At the 2018 Big Ideas Summit in London, around fifteen procurement decision-makers were asked about the automation of their profession. Their thoughts, recorded on video, paint a picture of an exciting future with the automation of low added value tasks. In turn, this will allow procurement professionals to take on a more strategic role.
Automating procurement processes with low added value
The video opens with a question that is crucial to the future of procurement departments: "What would you say to someone who proposed to automate the entire procurement function?".
The professionals were almost unanimous in their answers — a significant amount of the processes can be automated, even though it is not feasible to automate the entire profession. Many of them listed purely operational tasks with low added value, such as transactional processes (placing and approving orders, order and invoice reconciliation etc.).
In terms of the technologies we can expect to see in this field, we have Artificial Intelligence and, more specifically, robotic process automation.
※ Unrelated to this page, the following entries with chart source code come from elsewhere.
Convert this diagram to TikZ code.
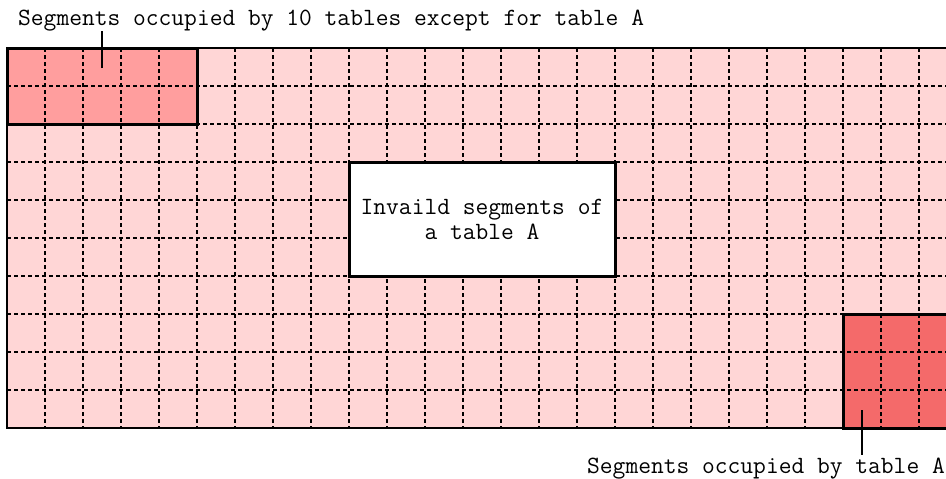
\documentclass[tikz,border=0pt]{standalone}
\definecolor{segfree}{RGB}{255,214,214}
\definecolor{segother}{RGB}{255,158,158}
\definecolor{segA}{RGB}{244,106,106}
\begin{document}
\begin{tikzpicture}[x=1pt,y=-1pt, every node/.style={font=\ttfamily\fontsize{24.8}{25}\selectfont,inner sep=0pt},
    grid/.style={line width=2pt,dash pattern=on 4pt off 3pt},
    tbl/.style={draw,line width=3pt},
    leader/.style={line width=2pt}]
  \useasboundingbox (0,0) rectangle (946,479);
  \clip (0,0) rectangle (946,479);
  \fill [segfree] (7,48) rectangle (980,428);
  \fill [segother] (7,48) rectangle (197,124);
  \fill [segA] (843,314) rectangle (980,428);
  \foreach \i in {1,...,25}
    \draw [grid] (7+38*\i,48) -- (7+38*\i,428);
  \foreach \j in {1,...,9}
    \draw [grid] (7,48+38*\j) -- (980,48+38*\j);
  \draw [line width=2pt] (980,48) -- (7,48) -- (7,428) -- (980,428);
  \node [tbl,minimum width=190pt,minimum height=76pt] (o) at (102,86) {};
  \node [tbl,minimum width=160pt,minimum height=114pt] (a) at (923,371) {};
  \node [tbl,fill=white,minimum width=266pt,minimum height=114pt,align=center] (i) at (482,219)
    {Invaild segments of\\a table A};
  \node [anchor=base west] (lo) at (18,25) {Segments occupied by 10 tables except for table A};
  \node [anchor=base west,inner sep=2pt] (la) at (585,473) {Segments occupied by table A};
  \coordinate (po) at (102,68);
  \coordinate (pa) at (862,410);
  \draw [leader] (po) -- (po |- lo.south);
  \draw [leader] (pa) -- (pa |- la.north);
\end{tikzpicture}
\end{document}
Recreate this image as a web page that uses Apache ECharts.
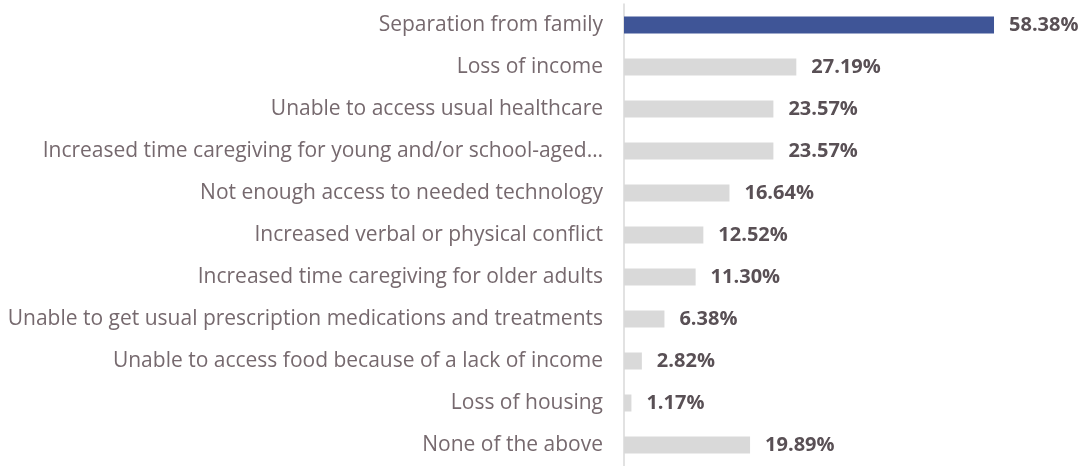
<!DOCTYPE html>
<html>
<head>
<meta charset="utf-8">
<script src="https://cdn.jsdelivr.net/npm/echarts@6/dist/echarts.min.js"></script>
<style>
  html, body { margin: 0; padding: 0; background: #fff; }
  #chart { width: 1091px; height: 466px; }
</style>
</head>
<body>
<div id="chart"></div>
<script>
// categories, top to bottom
const categories = [
  'Separation from family',
  'Loss of income',
  'Unable to access usual healthcare',
  'Increased time caregiving for young and/or school-aged…',
  'Not enough access to needed technology',
  'Increased verbal or physical conflict',
  'Increased time caregiving for older adults',
  'Unable to get usual prescription medications and treatments',
  'Unable to access food because of a lack of income',
  'Loss of housing',
  'None of the above'
]
const values = [58.38, 27.19, 23.57, 23.57, 16.64, 12.52, 11.30, 6.38, 2.82, 1.17, 19.89]
const highlightIndex = 0

const chart = echarts.init(document.getElementById('chart'))

const option = {
  animation: false,
  grid: {
    left: 624,
    top: 4,
    width: 450,
    height: 465.5,
    containLabel: false
  },
  xAxis: {
    type: 'value',
    min: 0,
    max: 71,
    show: false
  },
  yAxis: {
    type: 'category',
    inverse: true,
    data: categories,
    axisLine: { show: true, lineStyle: { color: '#d9d9d9', width: 1.5 } },
    axisTick: { show: false },
    axisLabel: {
      margin: 21,
      fontFamily: 'Open Sans',
      fontSize: 21,
      color: '#76696e'
    }
  },
  series: [{
    type: 'bar',
    barWidth: 17,
    data: values.map((v, i) => ({
      value: v,
      itemStyle: { color: i === highlightIndex ? '#3f5597' : '#d9d9d9' }
    })),
    label: {
      show: true,
      position: 'right',
      distance: 15,
      fontFamily: 'Open Sans',
      fontWeight: 'bold',
      fontSize: 20,
      color: '#595055',
      formatter: p => p.value.toFixed(2) + '%'
    }
  }]
}

chart.setOption(option)
</script>
</body>
</html>
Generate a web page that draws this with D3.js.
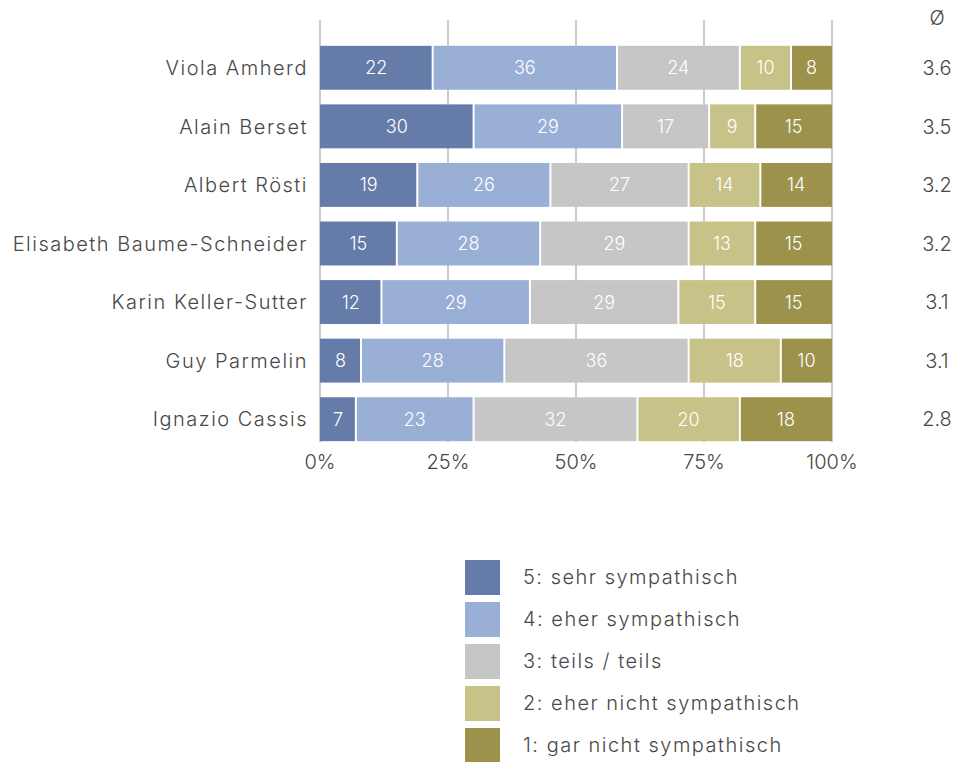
<!DOCTYPE html>
<html>
<head>
<meta charset="utf-8">
<script src="https://cdn.jsdelivr.net/npm/d3@7"></script>
<style>
  body { margin: 0; background: #fff; }
  svg text { font-family: "Inter", "Roboto", sans-serif; font-weight: 300; }
  .lbl { letter-spacing: 1.5px; }
</style>
</head>
<body>
<svg id="chart" width="957" height="762"></svg>
<script>
// data
var names = [ 'Viola Amherd', 'Alain Berset', 'Albert Rösti', 'Elisabeth Baume-Schneider',
	'Karin Keller-Sutter', 'Guy Parmelin', 'Ignazio Cassis' ];
var sehr = [ 22, 30, 19, 15, 12, 8, 7 ];
var eher = [ 36, 29, 26, 28, 29, 28, 23 ];
var teils = [ 24, 17, 27, 29, 29, 36, 32 ];
var eherNicht = [ 10, 9, 14, 13, 15, 18, 20 ];
var garNicht = [ 8, 15, 14, 15, 15, 10, 18 ];
var averages = [ '3.6', '3.5', '3.2', '3.2', '3.1', '3.1', '2.8' ];
var legendLabels = [ '5: sehr sympathisch', '4: eher sympathisch', '3: teils / teils',
	'2: eher nicht sympathisch', '1: gar nicht sympathisch' ];
var colors = [ '#647ca7', '#9aafd6', '#c6c6c6', '#c7c287', '#9c924c' ];
var ticks = [ 0, 25, 50, 75, 100 ];

var series = [ sehr, eher, teils, eherNicht, garNicht ];

var svg = d3.select( '#chart' );

var x = d3.scaleLinear().domain( [ 0, 100 ] ).range( [ 320, 832 ] );
var y = d3.scaleBand().domain( names ).range( [ 38.5, 448.5 ] )
	.paddingInner( 0.25 ).paddingOuter( 0.125 );

// grid lines (behind bars)
svg.append( 'g' ).selectAll( 'line' )
	.data( ticks )
	.enter().append( 'line' )
		.attr( 'x1', function( d ) { return x( d ); } )
		.attr( 'x2', function( d ) { return x( d ); } )
		.attr( 'y1', 20 )
		.attr( 'y2', 442 )
		.attr( 'stroke', '#aaa' )
		.attr( 'stroke-width', 1.2 );

// stacked rows
var rows = names.map( function( name, i ) {
	var start = 0;
	return series.map( function( s, k ) {
		var seg = { name: name, k: k, v: s[ i ], x0: start, x1: start + s[ i ] };
		start += s[ i ];
		return seg;
	} );
} );
var segs = d3.merge( rows );

var g = svg.append( 'g' );
g.selectAll( 'rect' )
	.data( segs )
	.enter().append( 'rect' )
		.attr( 'x', function( d ) { return x( d.x0 ) + ( d.k ? 1 : 0 ); } )
		.attr( 'width', function( d ) { return x( d.x1 ) - x( d.x0 ) - ( d.k ? 1 : 0 ) - ( d.k < 4 ? 1 : 0 ); } )
		.attr( 'y', function( d ) { return y( d.name ); } )
		.attr( 'height', y.bandwidth() )
		.attr( 'fill', function( d ) { return colors[ d.k ]; } );

g.selectAll( 'text' )
	.data( segs )
	.enter().append( 'text' )
		.text( function( d ) { return d.v; } )
		.attr( 'x', function( d ) { return ( x( d.x0 ) + x( d.x1 ) ) / 2; } )
		.attr( 'y', function( d ) { return y( d.name ) + y.bandwidth() / 2; } )
		.attr( 'dy', '0.36em' )
		.attr( 'text-anchor', 'middle' )
		.attr( 'fill', '#fff' )
		.attr( 'font-size', 18 );

// names
svg.append( 'g' ).selectAll( 'text' )
	.data( names )
	.enter().append( 'text' )
		.attr( 'class', 'lbl' )
		.text( function( d ) { return d; } )
		.attr( 'x', 308 )
		.attr( 'y', function( d ) { return y( d ) + y.bandwidth() / 2; } )
		.attr( 'dy', '0.36em' )
		.attr( 'text-anchor', 'end' )
		.attr( 'fill', '#484848' )
		.attr( 'font-size', 20 );

// averages
svg.append( 'text' )
	.text( 'Ø' )
	.attr( 'x', 937 ).attr( 'y', 18 ).attr( 'dy', '0.36em' )
	.attr( 'text-anchor', 'middle' )
	.attr( 'fill', '#484848' ).attr( 'font-size', 20 );

svg.append( 'g' ).selectAll( 'text' )
	.data( averages )
	.enter().append( 'text' )
		.text( function( d ) { return d; } )
		.attr( 'x', 937 )
		.attr( 'y', function( d, i ) { return y( names[ i ] ) + y.bandwidth() / 2; } )
		.attr( 'dy', '0.36em' )
		.attr( 'text-anchor', 'middle' )
		.attr( 'fill', '#484848' )
		.attr( 'font-size', 20 );

// x axis labels
svg.append( 'g' ).selectAll( 'text' )
	.data( ticks )
	.enter().append( 'text' )
		.text( function( d ) { return d + '%'; } )
		.attr( 'x', function( d ) { return x( d ); } )
		.attr( 'y', 462 )
		.attr( 'dy', '0.36em' )
		.attr( 'text-anchor', 'middle' )
		.attr( 'fill', '#484848' )
		.attr( 'font-size', 20 );

// legend
var legend = svg.append( 'g' ).selectAll( 'g' )
	.data( legendLabels )
	.enter().append( 'g' )
		.attr( 'transform', function( d, i ) { return 'translate(465,' + ( 560 + i * 42 ) + ')'; } );

legend.append( 'rect' )
	.attr( 'width', 35 ).attr( 'height', 35 )
	.attr( 'fill', function( d, i ) { return colors[ i ]; } );

legend.append( 'text' )
	.attr( 'class', 'lbl' )
	.text( function( d ) { return d; } )
	.attr( 'x', 58 ).attr( 'y', 17 ).attr( 'dy', '0.36em' )
	.attr( 'fill', '#484848' )
	.attr( 'font-size', 20 );
</script>
</body>
</html>
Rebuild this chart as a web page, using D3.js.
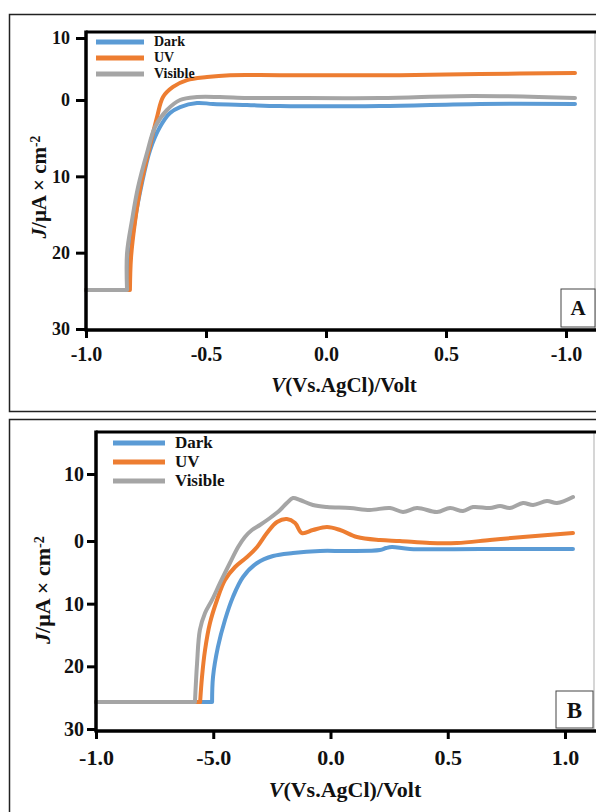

Deloitte provides a clear explanation for the process commonly known as RPA (robotic process automation): "[These solutions] can process any input data by running a series of pre-programmed actions, like a macro, and following predefined business rules." This technology can really help with the repetitive and time-consuming tasks which still take up the working day for a large number of buyers.
Tarandeep Singh Ahuja, Partner at McKinsey & Company, confirms this trend based on the latest studies in this area: "We've actually done the analysis looking at what a procurement function currently does and we broke down the Source-to-Pay activities into about 220 different tasks and said, "what can be automated, what can't be automated?" More than half of the tasks can be automated with this technology. I think if you fast-forward ten years even more, it can be done, so probably 80 or 90% of it."
Automating procurement — a fantastic opportunity
The professionals interviewed see the automation of procurement as an exciting challenge. However, they are clear about one matter: Technology will not be able to automate human relationships. The tasks involved in procurement and the skills required will have to be redistributed between humans and machines.
Procurement will become more strategic, with a focus on thinking and managing processes. Meanwhile, technologies will carry out operational tasks in a more efficient and cost-effective manner. Peter Curcio, Chief Procurement Officer at ANZ Bank confirms this idea: "I think in the end, procurement, to be strategic, is about humans, it's about customer experience, human sense of design, understanding how we can make the journey that people take on a daily basis with procurement easier."
As a result, buyers will need to strengthen their emotional intelligence skills such as collaborating with various stakeholders, negotiation, teamwork and innovation etc.
What's your opinion? What would you say to someone who proposed to automate the entire procurement function?